20200601

John Bradley


The Amazing Edible Man


At night I can hear the clavicle sigh. My father thought
everyone wanted to live in Purgatory Falls, but I never did
learn how to play the bassoon in the bathtub. Those blue flakes
in her teeth? She once bit into the word ultramarine. Didn’t
I see your hand wandering about in the Illustrated Guide to All
Possible Skies
? In the zeppelin, we used to take turns dressing up
like a question mark and scare each other. Water will sometimes
wander out of the glass if not taught to obey the first law
of gratitude. Why is it tentacles surround us whenever you’re
in the room?
she said. For centuries, soil has lived in peace
with the spoon. I was advised to know at all times exactly
where the equator had been sighted. The Amazing Edible Man—
no one wanted to be the first to bite into his head. While
we were gone, someone forgot how to salivate. True or Slightly
False: My mother once made my sister walk around the house
with the Bible balanced on her head
. Painting your feet
with clay will not banish all desire. He makes a living burying
laptops and cellphones and forgetting where he was born.
She married a sycamore; her parents urinate on the geranium.
Yet there you were, in rubber boots, peering through the Judas
hole. I won’t tarnish the moon; the moon won’t tarnish your
teeth. Each time the oboe turned green, I wrote a rondelet
for the rain. That’s when I measured her armpit, all thirty-three
dimensions. At night I can hear the stars throb. And all the time
I thought I was alone inside that immense rubber Godzilla suit.

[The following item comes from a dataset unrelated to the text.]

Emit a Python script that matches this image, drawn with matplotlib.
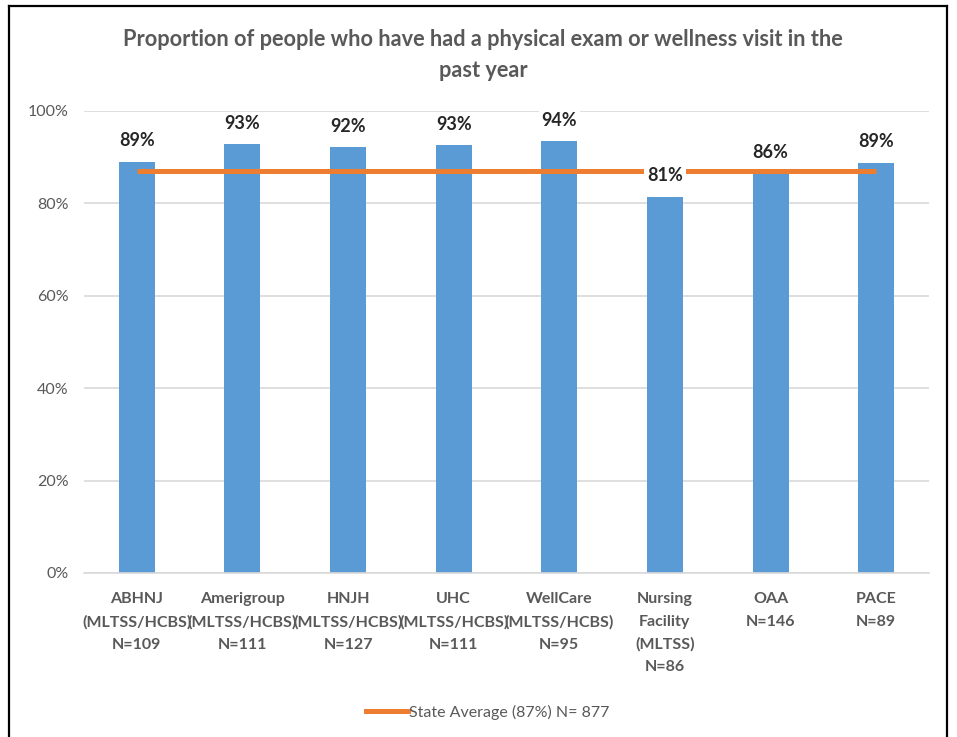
import matplotlib
matplotlib.use("Agg")
import matplotlib.pyplot as plt
from matplotlib.lines import Line2D

plt.rcParams['font.family'] = ['Lato', 'DejaVu Sans']

categories = ["ABHNJ\n(MLTSS/HCBS)\nN=109", "Amerigroup\n(MLTSS/HCBS)\nN=111",
              "HNJH\n(MLTSS/HCBS)\nN=127", "UHC\n(MLTSS/HCBS)\nN=111",
              "WellCare\n(MLTSS/HCBS)\nN=95", "Nursing\nFacility\n(MLTSS)\nN=86",
              "OAA\nN=146", "PACE\nN=89"]
values = [89.0, 92.8, 92.2, 92.6, 93.5, 81.4, 86.5, 88.8]
labels = ["89%", "93%", "92%", "93%", "94%", "81%", "86%", "89%"]
state_avg = [87, 87, 87, 87, 87, 87, 87, 87]
yticks = [0, 20, 40, 60, 80, 100]
ytick_labels = ["0%", "20%", "40%", "60%", "80%", "100%"]
title = "Proportion of people who have had a physical exam or wellness visit in the\npast year"
legend_label = "State Average (87%) N= 877"

W, H = 957, 737
fig = plt.figure(figsize=(W / 100, H / 100), dpi=100)
fig.patch.set_facecolor("white")

# axes: left 84, right 929, top (100%) 111, bottom (0%) 573
ax = fig.add_axes([84 / W, 1 - 573 / H, (929 - 84) / W, (573 - 111) / H])
x = list(range(len(categories)))
ax.bar(x, values, width=0.34, color="#5B9BD5", zorder=2)
ax.plot(x, state_avg, color="#ED7D31", lw=3.6, zorder=3, solid_capstyle="butt",
        label=legend_label)
for xi, v, lab in zip(x, values, labels):
    ax.annotate(lab, (xi, v), xytext=(0, 21), textcoords="offset pixels",
                ha="center", va="center", fontsize=13, fontweight="bold",
                color="#262626", zorder=5,
                bbox=dict(boxstyle="square,pad=0.15", fc="white", ec="none"))

ax.set_xlim(-0.5, len(categories) - 0.5)
ax.set_ylim(0, 100)
ax.set_yticks(yticks)
ax.set_yticklabels(ytick_labels, fontsize=11.5, color="#595959")
ax.set_xticks(x)
ax.set_xticklabels(categories, fontsize=11.5, fontweight="bold", color="#595959",
                   linespacing=1.75)
ax.tick_params(axis="both", length=0)
ax.tick_params(axis="y", pad=11)
ax.tick_params(axis="x", pad=14)
ax.grid(axis="y", color="#D9D9D9", lw=1.2, zorder=0)
ax.set_axisbelow(True)
for s in ["top", "right", "left"]:
    ax.spines[s].set_visible(False)
ax.spines["bottom"].set_color("#D9D9D9")
ax.spines["bottom"].set_linewidth(1.2)

fig.text(483 / W, 1 - 55 / H, title, ha="center", va="center", fontsize=15.7,
         fontweight="bold", color="#595959", linespacing=1.6)

leg = fig.legend(handles=[Line2D([0], [0], color="#ED7D31", lw=3.6)],
                 labels=[legend_label], loc="center", bbox_to_anchor=(488 / W, 1 - 712 / H),
                 frameon=False, fontsize=11.5, handlelength=2.6, handletextpad=0.1)
for t in leg.get_texts():
    t.set_color("#595959")

# outer frame (left, top, right)
fx0, fx1, fy0 = 9 / W, 947 / W, 1 - 6 / H
fig.add_artist(Line2D([fx0, fx0], [0, fy0], color="black", lw=1.6, transform=fig.transFigure))
fig.add_artist(Line2D([fx1, fx1], [0, fy0], color="black", lw=1.6, transform=fig.transFigure))
fig.add_artist(Line2D([fx0, fx1], [fy0, fy0], color="black", lw=1.6, transform=fig.transFigure))

fig.savefig("out.png", dpi=100, facecolor="white")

Self-Portrait with Spanish Flu, Edvard Munch, 1919


What I want to say, says the open
mouth. Emptied eyes
the color of the flame-soaked

wall. The wicker-chair-bound
body the weight
of a burnt feather

on the tongue. I know
how to silence silence
,
says the unspoken,

drifting from the mouth
ajar. It wasn’t
intentional. The word

seeking dominion
over the world.
Each day

pass clouds reading
our disquiet
, says the quiet
in the fever-eaten eyes.

I’m surprised,
says inertia, deep
down in the legs,

the heart can move,
each day, still move
this worm-eaten world
.



I Learned This in Yakutsk


You can hear Hemingway’s severed ear in the pantry
snoring. In the raspberry preserves. In the stiff breadsticks.

Martha Stewart places a strand of pasta across Papa’s
forehead. I learned this in Yakutsk, she says, from a frozen fish.

The camera won’t let us view the mobile sterilization crew.
Their blunt shovels. Unlaced boots. Their tar-stained gloves.

The shaman with burn holes in his coat stays inside the TV.
He sips tea made from mice droppings and eats moon roe.

Someone has hammered nails through my shoe sole. Long,
thick nails with rusty points to cleave the softest flesh.

Coltrane, playing “Bringing in the Sheaves” on his licorice
sax, disappears every twenty seconds directly into his body.

J. Edgar Hoover, on headphones, listens to Mother Theresa
wash her feet. The sound of trickling water makes him swoon.

I remember Papa saying, Roving cave men with brain cancer
don’t hurt anybody. As long as you’re stupid.
Red vowels flutter.




John Bradley's work has appeared in Calibanonline, the Diagram, Hotel Amerika, Lake Effect, Otoliths, and other journals. His most recent book is Everything in Motion, Everything at Rest (Dos Madres). He frequently reviews books of poetry for Rain Taxi.